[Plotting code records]
○ ○ ○ ○ ○ ○ ○
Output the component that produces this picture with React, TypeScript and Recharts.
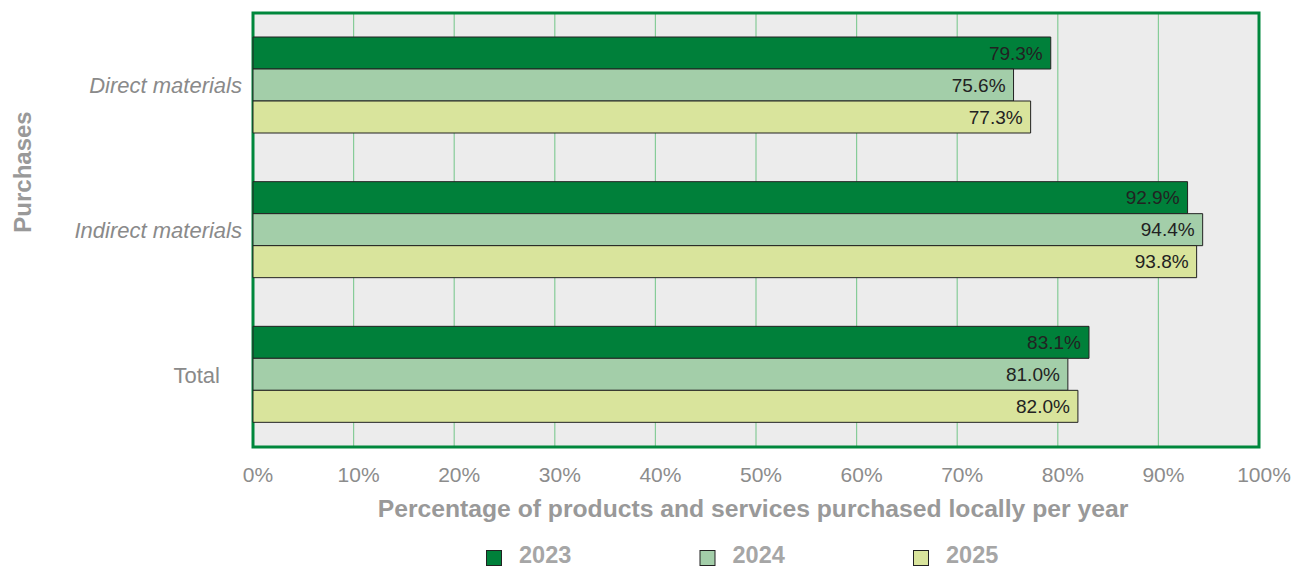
import React from 'react';
import {
  BarChart,
  Bar,
  XAxis,
  YAxis,
  CartesianGrid,
  LabelList,
  Legend,
  ReferenceArea,
  Label,
} from 'recharts';

const categories = ['Direct materials', 'Indirect materials', 'Total'];
const values2023 = [79.3, 92.9, 83.1];
const values2024 = [75.6, 94.4, 81.0];
const values2025 = [77.3, 93.8, 82.0];
const xTicks = [0, 10, 20, 30, 40, 50, 60, 70, 80, 90, 100];
const seriesNames = ['2023', '2024', '2025'];
const seriesColors = ['#00803a', '#a3cea9', '#d9e49c'];

const data = categories.map((name, i) => ({
  name,
  y2023: values2023[i],
  y2024: values2024[i],
  y2025: values2025[i],
}));

const FONT = '"Liberation Sans", Arial, Helvetica, sans-serif';

const CategoryTick = (props: any) => {
  const { x, y, payload } = props;
  const isTotal = payload.value === 'Total';
  return (
    <text
      x={x}
      y={y}
      dx={isTotal ? -22 : 0}
      dy="0.36em"
      textAnchor="end"
      fill="#8a8a8a"
      fontSize={22}
      fontFamily={FONT}
      fontStyle={isTotal ? 'normal' : 'italic'}
    >
      {payload.value}
    </text>
  );
};

const LegendContent = (props: any) => {
  const { payload } = props;
  return (
    <svg width={1294} height={40} style={{ display: 'block' }}>
      {(payload || []).map((entry: any, i: number) => {
        const x0 = 486 + i * 213.5;
        return (
          <g key={entry.value}>
            <rect x={x0 + 0.5} y={22.5} width={15} height={15} fill={entry.color} stroke="#222" strokeWidth={1} />
            <text x={x0 + 33} y={35} fill="#a6a6a6" fontSize={23.5} fontWeight="bold" fontFamily={FONT}>
              {entry.value}
            </text>
          </g>
        );
      })}
    </svg>
  );
};

export default function App() {
  return (
    <div style={{ position: 'absolute', left: 0, top: 0, width: 1294, height: 568, background: '#fff' }}>
      <BarChart
        width={1294}
        height={568}
        data={data}
        layout="vertical"
        margin={{ top: 13, right: 35, bottom: 0, left: 0 }}
        barSize={32}
        barGap={0}
      >
        <CartesianGrid fill="#ececec" horizontal={false} vertical stroke="#86cc98" strokeWidth={1.2} />
        <XAxis
          type="number"
          domain={[0, 100]}
          ticks={xTicks}
          tickFormatter={(v: number) => `${v}%`}
          tickLine={false}
          axisLine={false}
          tickSize={0}
          tickMargin={20}
          height={81}
          interval={0}
          tick={{ fill: '#8c8c8c', fontSize: 21, fontFamily: FONT, dx: 5 }}
        >
          <Label
            content={(p: any) => {
              const vb = p.viewBox || { x: 253, y: 447, width: 1006 };
              return (
                <text
                  x={vb.x + vb.width / 2 - 3}
                  y={vb.y + 70}
                  textAnchor="middle"
                  fill="#999999"
                  fontSize={24.7}
                  fontWeight="bold"
                  fontFamily={FONT}
                >
                  Percentage of products and services purchased locally per year
                </text>
              );
            }}
          />
        </XAxis>
        <YAxis
          type="category"
          dataKey="name"
          width={253}
          tickLine={false}
          axisLine={false}
          tickSize={0}
          tickMargin={11}
          tick={<CategoryTick />}
          interval={0}
        >
          <Label
            content={() => (
              <text
                x={31}
                y={172}
                transform="rotate(-90, 31, 172)"
                textAnchor="middle"
                fill="#999999"
                fontSize={24}
                fontWeight="bold"
                fontFamily={FONT}
              >
                Purchases
              </text>
            )}
          />
        </YAxis>
        <Legend verticalAlign="bottom" height={40} content={<LegendContent />} wrapperStyle={{ left: 0, width: 1294 }} />
        {(['y2023', 'y2024', 'y2025'] as const).map((key, i) => (
          <Bar
            key={key}
            dataKey={key}
            name={seriesNames[i]}
            fill={seriesColors[i]}
            stroke="#222"
            strokeWidth={1}
            isAnimationActive={false}
          >
            <LabelList
              dataKey={key}
              position="insideRight"
              offset={8}
              formatter={(v: any) => `${Number(v).toFixed(1)}%`}
              fill="#222"
              fontSize={19}
              fontFamily={FONT}
            />
          </Bar>
        ))}
        <ReferenceArea x1={0} x2={100} fill="none" stroke="#00873c" strokeWidth={3} ifOverflow="visible" />
      </BarChart>
    </div>
  );
}
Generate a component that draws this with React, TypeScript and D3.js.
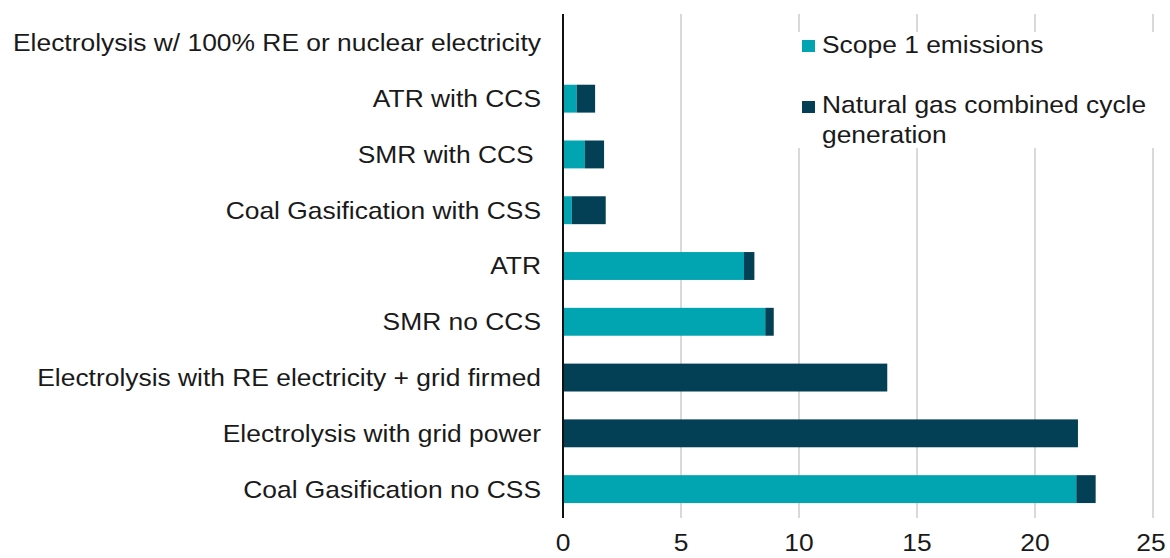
○ ○ ○ ○ ○ ○ ○
**DIRECTION**
Pictures in the records above should not be copied. Repeat everything else exactly.

**ANSWER TO THE PROBLEM**
Output the component that produces this picture with React, TypeScript and Recharts.
import React from 'react';
import {
  BarChart,
  Bar,
  XAxis,
  YAxis,
  CartesianGrid,
  LabelList,
  Legend,
  ReferenceArea,
  Label,
} from 'recharts';

const categories = ['Direct materials', 'Indirect materials', 'Total'];
const values2023 = [79.3, 92.9, 83.1];
const values2024 = [75.6, 94.4, 81.0];
const values2025 = [77.3, 93.8, 82.0];
const xTicks = [0, 10, 20, 30, 40, 50, 60, 70, 80, 90, 100];
const seriesNames = ['2023', '2024', '2025'];
const seriesColors = ['#00803a', '#a3cea9', '#d9e49c'];

const data = categories.map((name, i) => ({
  name,
  y2023: values2023[i],
  y2024: values2024[i],
  y2025: values2025[i],
}));

const FONT = '"Liberation Sans", Arial, Helvetica, sans-serif';

const CategoryTick = (props: any) => {
  const { x, y, payload } = props;
  const isTotal = payload.value === 'Total';
  return (
    <text
      x={x}
      y={y}
      dx={isTotal ? -22 : 0}
      dy="0.36em"
      textAnchor="end"
      fill="#8a8a8a"
      fontSize={22}
      fontFamily={FONT}
      fontStyle={isTotal ? 'normal' : 'italic'}
    >
      {payload.value}
    </text>
  );
};

const LegendContent = (props: any) => {
  const { payload } = props;
  return (
    <svg width={1294} height={40} style={{ display: 'block' }}>
      {(payload || []).map((entry: any, i: number) => {
        const x0 = 486 + i * 213.5;
        return (
          <g key={entry.value}>
            <rect x={x0 + 0.5} y={22.5} width={15} height={15} fill={entry.color} stroke="#222" strokeWidth={1} />
            <text x={x0 + 33} y={35} fill="#a6a6a6" fontSize={23.5} fontWeight="bold" fontFamily={FONT}>
              {entry.value}
            </text>
          </g>
        );
      })}
    </svg>
  );
};

export default function App() {
  return (
    <div style={{ position: 'absolute', left: 0, top: 0, width: 1294, height: 568, background: '#fff' }}>
      <BarChart
        width={1294}
        height={568}
        data={data}
        layout="vertical"
        margin={{ top: 13, right: 35, bottom: 0, left: 0 }}
        barSize={32}
        barGap={0}
      >
        <CartesianGrid fill="#ececec" horizontal={false} vertical stroke="#86cc98" strokeWidth={1.2} />
        <XAxis
          type="number"
          domain={[0, 100]}
          ticks={xTicks}
          tickFormatter={(v: number) => `${v}%`}
          tickLine={false}
          axisLine={false}
          tickSize={0}
          tickMargin={20}
          height={81}
          interval={0}
          tick={{ fill: '#8c8c8c', fontSize: 21, fontFamily: FONT, dx: 5 }}
        >
          <Label
            content={(p: any) => {
              const vb = p.viewBox || { x: 253, y: 447, width: 1006 };
              return (
                <text
                  x={vb.x + vb.width / 2 - 3}
                  y={vb.y + 70}
                  textAnchor="middle"
                  fill="#999999"
                  fontSize={24.7}
                  fontWeight="bold"
                  fontFamily={FONT}
                >
                  Percentage of products and services purchased locally per year
                </text>
              );
            }}
          />
        </XAxis>
        <YAxis
          type="category"
          dataKey="name"
          width={253}
          tickLine={false}
          axisLine={false}
          tickSize={0}
          tickMargin={11}
          tick={<CategoryTick />}
          interval={0}
        >
          <Label
            content={() => (
              <text
                x={31}
                y={172}
                transform="rotate(-90, 31, 172)"
                textAnchor="middle"
                fill="#999999"
                fontSize={24}
                fontWeight="bold"
                fontFamily={FONT}
              >
                Purchases
              </text>
            )}
          />
        </YAxis>
        <Legend verticalAlign="bottom" height={40} content={<LegendContent />} wrapperStyle={{ left: 0, width: 1294 }} />
        {(['y2023', 'y2024', 'y2025'] as const).map((key, i) => (
          <Bar
            key={key}
            dataKey={key}
            name={seriesNames[i]}
            fill={seriesColors[i]}
            stroke="#222"
            strokeWidth={1}
            isAnimationActive={false}
          >
            <LabelList
              dataKey={key}
              position="insideRight"
              offset={8}
              formatter={(v: any) => `${Number(v).toFixed(1)}%`}
              fill="#222"
              fontSize={19}
              fontFamily={FONT}
            />
          </Bar>
        ))}
        <ReferenceArea x1={0} x2={100} fill="none" stroke="#00873c" strokeWidth={3} ifOverflow="visible" />
      </BarChart>
    </div>
  );
}
Generate a component that draws this with React, TypeScript and D3.js.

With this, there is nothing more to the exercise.